I have the nagging feeling that I'm missing something quite obvious. However, I did also not find any reference for it. Any pointers appreciated!
Edit: The procedure indicated by Joriki works. However, the process of in-place reordering as the final step turns out to be a bit tedious to do fast. I now found an answer to my own question: It is possible to do an inverse transform by first reordering the data and then applying a recursion. Here's how.

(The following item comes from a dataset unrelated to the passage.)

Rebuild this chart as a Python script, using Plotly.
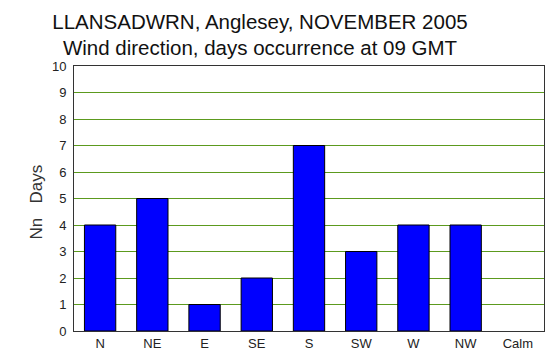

Let $n = 2^N$ be the input size for the forward transform (on a sequence of $n$ real numbers) and $\zeta_n = e^{2\pi i/n}$. Let $S$ be the inverse DFT defined on half of a symmetric spectrum $ S(x_0, z_1, \dots, z_{n/2-1}, x_{n/2}; m) $ where $x$ indicates a real number and $z$ a complex number and $m$ the argument. Let $F$ be the usual inverse DFT on a full complex spectrum. Then the central identity for the recursion is:
$ S(x_0, z_1, \dots, z_{n/2-1}, x_{n/2};m) = S(x_0, z_2, \dotsc, z_{n/2-2}, x_{n/2}; m) + 2\mathrm{Re}\left(\zeta_n^m F(z_1, z_5, \dotsc, \overline{z_7}, \overline{z_3}; m)\right). $
The first summand uses all entries with an even index, the second term those with an odd index, rearranged and conjugated in a certain way. (First put $z_1$ in front, then $z_3$ conjugated at the back, $z_5$ at the front, $z_7$ conjugated at the back, and so on.) Now both summands can be computed in-place: $F$ with the usual Cooley-Tukey procedure and $S$ by recursion.